India's Trade Gap Blowout Gives Hope to Hibernating Rupee Bears
(Bloomberg) -- The blowout in India’s trade gap to its worst in three years and higher prices of crude, the nation’s biggest import item, are giving ammunition to rupee bears -- many of whom have been hibernating for some time.
The rupee fell to the lowest in almost three weeks early Wednesday, despite foreign flows into India’s record-breaking stock market and a weak U.S. dollar, amid worries that worsening terms of trade would be a drag on the current-account deficit. That was a quick reversal for a currency that made a strong start to 2018, reaching its highest level since April 2015 just earlier this month. It rose more than 6 percent in 2017, the first annual gain since 2010.
“A larger commodity bill -- mainly oil -- could deteriorate the trade balance anew,” said Radhika Rao, an economist at DBS Bank Ltd. in Singapore.

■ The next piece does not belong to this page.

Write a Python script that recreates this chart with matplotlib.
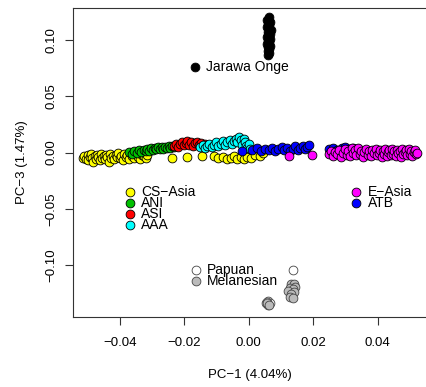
import matplotlib.pyplot as plt

plt.rcParams["font.family"] = ["Liberation Sans", "DejaVu Sans"]

# PCA coordinates (PC-1, PC-3) per population group
cs_asia_x = [-0.0515, -0.0510, -0.0505, -0.0500, -0.0498, -0.0493, -0.0490, -0.0485, -0.0482, -0.0478,
             -0.0475, -0.0470, -0.0466, -0.0462, -0.0458, -0.0455, -0.0450, -0.0446, -0.0442, -0.0438,
             -0.0434, -0.0430, -0.0426, -0.0421, -0.0417, -0.0412, -0.0408, -0.0404, -0.0399, -0.0395,
             -0.0390, -0.0386, -0.0381, -0.0376, -0.0372, -0.0366, -0.0361, -0.0356, -0.0350, -0.0344,
             -0.0338, -0.0332, -0.0326, -0.0320, -0.0315,
             -0.0238, -0.0190, -0.0145, -0.0108, -0.0095, -0.0080, -0.0068, -0.0055, -0.0045, -0.0035,
             -0.0025, -0.0015, -0.0005, 0.0006, 0.0020, 0.0035, 0.0045]
cs_asia_y = [-0.005, -0.003, -0.006, -0.002, -0.007, -0.004, -0.001, -0.005, -0.008, -0.003,
             -0.006, -0.002, -0.004, -0.007, -0.001, -0.005, -0.003, -0.006, -0.002, -0.004,
             -0.008, -0.001, -0.005, -0.003, -0.006, -0.002, -0.004, 0.000, -0.005, -0.003,
             -0.007, -0.001, -0.004, -0.002, -0.006, 0.000, -0.003, -0.005, -0.001, -0.004,
             -0.006, -0.002, -0.003, -0.005, -0.002,
             -0.0044, -0.0036, -0.0027, -0.0030, -0.0050, -0.0035, -0.0060, -0.0045, -0.0030, -0.0055,
             -0.0040, -0.0060, -0.0035, -0.0045, -0.0020, -0.0030, -0.0008]

ani_x = [-0.0370, -0.0362, -0.0355, -0.0348, -0.0340, -0.0333, -0.0326, -0.0320, -0.0314, -0.0308,
         -0.0302, -0.0297, -0.0291, -0.0286, -0.0280, -0.0275, -0.0270, -0.0265, -0.0259, -0.0254,
         -0.0248, -0.0243, -0.0238, -0.0232]
ani_y = [0.0005, -0.0010, 0.0015, 0.0000, 0.0020, 0.0008, 0.0025, 0.0012, 0.0030, 0.0018,
         0.0040, 0.0025, 0.0045, 0.0030, 0.0050, 0.0035, 0.0048, 0.0028, 0.0052, 0.0038,
         0.0055, 0.0042, 0.0060, 0.0046]

asi_x = [-0.0232, -0.0226, -0.0220, -0.0214, -0.0208, -0.0202, -0.0196, -0.0190, -0.0184, -0.0178,
         -0.0172, -0.0166, -0.0160, -0.0154, -0.0148, -0.0142, -0.0136]
asi_y = [0.0060, 0.0080, 0.0050, 0.0075, 0.0095, 0.0065, 0.0085, 0.0100, 0.0070, 0.0090,
         0.0060, 0.0082, 0.0095, 0.0068, 0.0085, 0.0058, 0.0075]

aaa_x = [-0.0150, -0.0143, -0.0136, -0.0129, -0.0122, -0.0115, -0.0108, -0.0101, -0.0094, -0.0087,
         -0.0080, -0.0073, -0.0066, -0.0059, -0.0052, -0.0045, -0.0040, -0.0035, -0.0030, -0.0025,
         -0.0020, -0.0016, -0.0012, -0.0008, -0.0004, 0.0000, 0.0005]
aaa_y = [0.0050, 0.0070, 0.0040, 0.0060, 0.0080, 0.0050, 0.0070, 0.0090, 0.0060, 0.0080,
         0.0100, 0.0070, 0.0090, 0.0110, 0.0080, 0.0100, 0.0125, 0.0090, 0.0140, 0.0110,
         0.0070, 0.0125, 0.0095, 0.0060, 0.0040, 0.0080, 0.0030]

atb_x = [-0.0020, 0.0010, 0.0025, 0.0038, 0.0050, 0.0062, 0.0072, 0.0082, 0.0092, 0.0102,
         0.0110, 0.0120, 0.0128, 0.0137, 0.0145, 0.0153, 0.0160, 0.0168, 0.0175, 0.0182,
         0.0188,
         0.0250, 0.0262, 0.0275, 0.0288, 0.0300, 0.0312, 0.0325, 0.0338]
atb_y = [0.0010, 0.0025, 0.0040, 0.0015, 0.0035, 0.0020, 0.0045, 0.0010, 0.0030, 0.0050,
         0.0020, 0.0040, 0.0015, 0.0035, 0.0055, 0.0025, 0.0045, 0.0060, 0.0030, 0.0050,
         0.0068,
         0.0030, 0.0045, 0.0025, 0.0040, 0.0050, 0.0030, 0.0045, 0.0035]

e_asia_x = [0.0124, 0.0195,
            0.0250, 0.0255, 0.0262, 0.0268, 0.0274, 0.0280, 0.0286, 0.0292, 0.0298, 0.0304,
            0.0309, 0.0314, 0.0319, 0.0324, 0.0329, 0.0334, 0.0339, 0.0344, 0.0349, 0.0354,
            0.0359, 0.0364, 0.0369, 0.0374, 0.0379, 0.0384, 0.0389, 0.0394, 0.0399, 0.0404,
            0.0408, 0.0412, 0.0416, 0.0420, 0.0424, 0.0428, 0.0432, 0.0436, 0.0440, 0.0444,
            0.0448, 0.0452, 0.0456, 0.0460, 0.0464, 0.0468, 0.0472, 0.0476, 0.0480, 0.0484,
            0.0488, 0.0492, 0.0496, 0.0500, 0.0504, 0.0508, 0.0512, 0.0516, 0.0519, 0.0521]
e_asia_y = [-0.0027, -0.0018,
            -0.0010, 0.0015, -0.0030, 0.0005, -0.0015, 0.0025, -0.0035, 0.0000, 0.0030, -0.0020,
            0.0010, -0.0030, 0.0040, -0.0005, 0.0020, -0.0025, 0.0045, -0.0010, 0.0015, -0.0035,
            0.0005, 0.0030, -0.0020, 0.0010, -0.0030, 0.0025, -0.0005, 0.0035, -0.0025, 0.0000,
            0.0020, -0.0035, 0.0010, -0.0015, 0.0030, -0.0030, 0.0005, 0.0020, -0.0020, 0.0035,
            -0.0010, 0.0015, -0.0030, 0.0025, -0.0005, 0.0010, -0.0035, 0.0030, -0.0015, 0.0005,
            0.0020, -0.0025, 0.0030, -0.0010, 0.0015, -0.0030, 0.0005, 0.0020, -0.0015, 0.0000]

jarawa_x = [0.0062, 0.0058, 0.0066, 0.0060, 0.0064, 0.0057, 0.0063, 0.0068, 0.0059, 0.0065,
            0.0061, 0.0056, 0.0067, 0.0060, 0.0063, 0.0058, 0.0066, 0.0061, 0.0064, 0.0059,
            0.0062, 0.0060]
jarawa_y = [0.1200, 0.1180, 0.1160, 0.1145, 0.1130, 0.1115, 0.1100, 0.1085, 0.1070, 0.1055,
            0.1040, 0.1025, 0.1010, 0.0995, 0.0980, 0.0965, 0.0950, 0.0935, 0.0920, 0.0900,
            0.0880, 0.0870]

papuan_x = [0.0136, 0.0060, 0.0055, 0.0066, 0.0061, 0.0058]
papuan_y = [-0.1040, -0.1320, -0.1340, -0.1338, -0.1355, -0.1328]

melanesian_x = [0.0130, 0.0140, 0.0145, 0.0128, 0.0136, 0.0122, 0.0142, 0.0132, 0.0128, 0.0136,
                0.0058, 0.0064]
melanesian_y = [-0.1165, -0.1170, -0.1195, -0.1200, -0.1215, -0.1230, -0.1235, -0.1255, -0.1280, -0.1295,
                -0.1335, -0.1350]

groups = [
    ("CS\u2212Asia", cs_asia_x, cs_asia_y, "#FFFF00", "black"),
    ("ANI", ani_x, ani_y, "#00C000", "black"),
    ("ASI", asi_x, asi_y, "#FF0000", "black"),
    ("AAA", aaa_x, aaa_y, "#00FFFF", "black"),
    ("ATB", atb_x, atb_y, "#0000FF", "black"),
    ("E\u2212Asia", e_asia_x, e_asia_y, "#FF00FF", "black"),
    ("Jarawa Onge", jarawa_x, jarawa_y, "black", "black"),
    ("Papuan", papuan_x, papuan_y, "white", "#444444"),
    ("Melanesian", melanesian_x, melanesian_y, "#BBBBBB", "#444444"),
]
style = {name: (fc, ec) for name, _, _, fc, ec in groups}

fig = plt.figure(figsize=(4.26, 3.87), dpi=100)
ax = fig.add_axes([73 / 426, 1 - 317 / 387, 1 - 73 / 426, 309 / 387])

msize = 40
for name, xs, ys, fc, ec in groups:
    ax.scatter(xs, ys, s=msize, c=fc, edgecolors=ec, linewidths=0.6, zorder=3)

# legend blocks drawn inside the plot region
legend_blocks = [
    (-0.0167, 0.0760, ["Jarawa Onge"]),
    (-0.0368, -0.0347, ["CS\u2212Asia", "ANI", "ASI", "AAA"]),
    (0.0334, -0.0347, ["E\u2212Asia", "ATB"]),
    (-0.0164, -0.1040, ["Papuan", "Melanesian"]),
]
step = 0.0098
for x0, y0, names in legend_blocks:
    for i, name in enumerate(names):
        fc, ec = style[name]
        yy = y0 - i * step
        ax.scatter([x0], [yy], s=msize, c=fc, edgecolors=ec, linewidths=0.6, zorder=3)
        ax.text(x0 + 0.0035, yy, name, fontsize=10, va="center", ha="left")

ax.set_xlim(-0.0545, 0.0550)
ax.set_ylim(-0.146, 0.1284)
ax.set_xticks([-0.04, -0.02, 0.00, 0.02, 0.04])
ax.set_xticklabels(["\u22120.04", "\u22120.02", "0.00", "0.02", "0.04"])
ax.set_yticks([-0.10, -0.05, 0.00, 0.05, 0.10])
ax.set_yticklabels(["\u22120.10", "\u22120.05", "0.00", "0.05", "0.10"],
                   rotation=90, va="center")
ax.tick_params(axis="both", direction="out", length=5.5, width=0.8,
               labelsize=9.5, color="#333333")
ax.tick_params(axis="x", pad=9)
ax.tick_params(axis="y", pad=6)
ax.spines["right"].set_visible(False)
for sp in ["left", "bottom", "top"]:
    ax.spines[sp].set_linewidth(0.8)
    ax.spines[sp].set_color("#333333")

ax.set_xlabel("PC\u22121 (4.04%)", fontsize=9.5, labelpad=14)
ax.set_ylabel("PC\u22123 (1.47%)", fontsize=9.5, labelpad=12)

fig.savefig("out.png", dpi=100)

“December’s numbers also rekindle concerns over the current-account balance,” she said. While foreign-exchange reserves at a record $411 billion were enough for now, a wider current account gap, along with risks of fiscal slippages and above-target inflation, all point to a weaker macroeconomic backdrop, and could hit foreign inflows and the currency, she said, adding that DBS expects the dollar to strengthen.
The rupee traded little changed at 64.05 per dollar as of 12:26 p.m. in Mumbai. It dropped 0.9 percent on Tuesday.